The little girl’s father, Alexandre Nardoni, was sentenced to 31 years, one month and 10 days in jail for the homicide of a child less than 14 years old and aggravated by a family relationship, plus eight additional months for the procedural fraud of attempting to alter the crime scene. The latter sentence is to be served in a semi-open prison.
The stepmother, Anna Carolina Jatoba, was sentenced for the same crimes to 26 years and eight months in jail plus another eight months in a semi-open prison.
The child, 5 years old at the time, was found dead on March 29, 2008, in the garden of the apartment block where her father lived with his second wife and the couple’s other two children.
Isabella lived with her mother, Ana Carolina de Oliveira, but usually spent weekends with her dad, the stepmother and their children.
According to the account given by Nardoni, an attorney, and Jatoba, the crime was committed by an unknown person soon after the family returned home from a party.

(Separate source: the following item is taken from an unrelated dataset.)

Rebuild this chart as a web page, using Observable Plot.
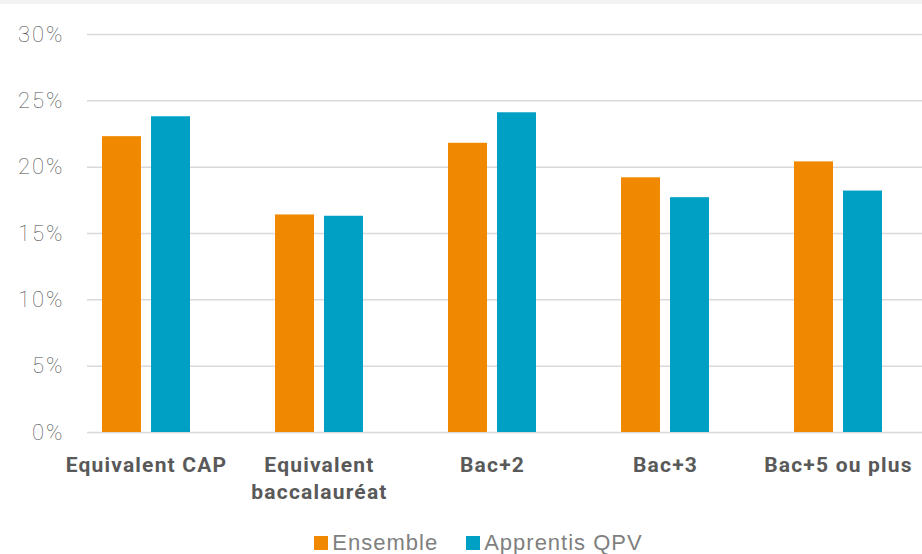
<!DOCTYPE html>
<html>
<head>
<meta charset="utf-8">
<script src="https://cdn.jsdelivr.net/npm/d3@7"></script>
<script src="https://cdn.jsdelivr.net/npm/@observablehq/plot@0.6"></script>
<style>
  html, body { margin: 0; padding: 0; background: #fff; }
  #strip { height: 4px; background: #f2f2f2; }
  #chart svg { display: block; }
  #chart g[aria-label="y-axis tick label"] text { letter-spacing: 2px; }
  #chart g[aria-label="x-axis tick label"] text { letter-spacing: 1.2px; }
  #legend {
    margin-top: 20px; height: 26px; line-height: 26px;
    display: flex; justify-content: center; padding-left: 35px;
    font-family: "Liberation Sans", Arial, sans-serif; font-size: 22px; color: #7f7f7f;
    letter-spacing: 1px;
  }
  #legend .item { display: flex; align-items: center; margin: 0 14px; }
  #legend .sw { width: 14px; height: 14px; margin-right: 4px; }
</style>
</head>
<body>
<div id="strip"></div>
<div id="chart"></div>
<div id="legend"></div>
<script>
const categories = ["Equivalent CAP", "Equivalent\nbaccalauréat", "Bac+2", "Bac+3", "Bac+5 ou plus"];
const ensemble = [22.3, 16.4, 21.8, 19.2, 20.4];
const apprentisQPV = [23.8, 16.3, 24.1, 17.7, 18.2];
const seriesNames = ["Ensemble", "Apprentis QPV"];
const seriesColors = ["#F08900", "#00A0C5"];
const yTicks = [0, 5, 10, 15, 20, 25, 30];

const ensData = categories.map((c, i) => ({cat: c, value: ensemble[i]}));
const qpvData = categories.map((c, i) => ({cat: c, value: apprentisQPV[i]}));

const chart = Plot.plot({
  width: 922,
  height: 506,
  marginTop: 30,
  marginBottom: 78,
  marginLeft: 87,
  marginRight: 0,
  style: {fontFamily: "Roboto, sans-serif", background: "#fff"},
  x: {domain: categories, paddingInner: 0.492, paddingOuter: 0.1565, align: 0.277, label: null},
  y: {domain: [0, 30], label: null},
  marks: [
    Plot.ruleY(yTicks, {stroke: "#d9d9d9", strokeWidth: 1.5}),
    Plot.barY(ensData, {x: "cat", y: "value", fill: seriesColors[0], insetRight: 49}),
    Plot.barY(qpvData, {x: "cat", y: "value", fill: seriesColors[1], insetLeft: 49}),
    Plot.axisY({ticks: yTicks, tickFormat: d => d + "%", tickSize: 0, tickPadding: 23,
      fontSize: 22, fontWeight: 100, fill: "#4d4d4d", label: null}),
    Plot.axisX({tickSize: 0, tickPadding: 20, fontSize: 21, fontWeight: "bold",
      fill: "#595959", lineHeight: 1.3, label: null})
  ]
});
document.getElementById("chart").appendChild(chart);

const legend = document.getElementById("legend");
seriesNames.forEach((name, i) => {
  const item = document.createElement("div");
  item.className = "item";
  const sw = document.createElement("span");
  sw.className = "sw";
  sw.style.background = seriesColors[i];
  const t = document.createElement("span");
  t.textContent = name;
  item.appendChild(sw);
  item.appendChild(t);
  legend.appendChild(item);
});
</script>
</body>
</html>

The unknown person, of whom no trace was ever found, had supposedly broken in to burglarize the apartment where the family lived, pushing the little girl out of the sixth-floor window as Nardoni and his wife went down to the garage to get the other two children, who had fallen asleep in the car.
Nonetheless, investigations indicated that the crime was committed by the father and stepmother because she was jealous of Isabella, as the girl’s mother testified on the first day of the trial, at which she was the first witness.
Prosecutors and expert witnesses charged that Isabella was attacked inside the car and was later strangled in the apartment by her stepmother and then by her father, who believed her dead and decided to throw her out the window to make it look like an attack by a third person.
De Oliveira said that her ex-husband was a violent man who even threatened to kill her over a disagreement about where the little girl should be sent to school.
The evidence consisted of traces of blood inside the family car and in the hallways of the apartment.
The two defendants returned to separate jails in the municipality of Tremembe, 147 kilometers (91 miles) from Sao Paulo, where they have been locked up since April 2008.
The same prisons also hold other defendants and convicts jailed for crimes that gained notoriety in the media and whose personal safety would be at risk in other penal institutions.
The second sentence of each, in semi-open prisons, will only be served after the first sentence has been completed.
The defense immediately announced that it would appeal the verdict.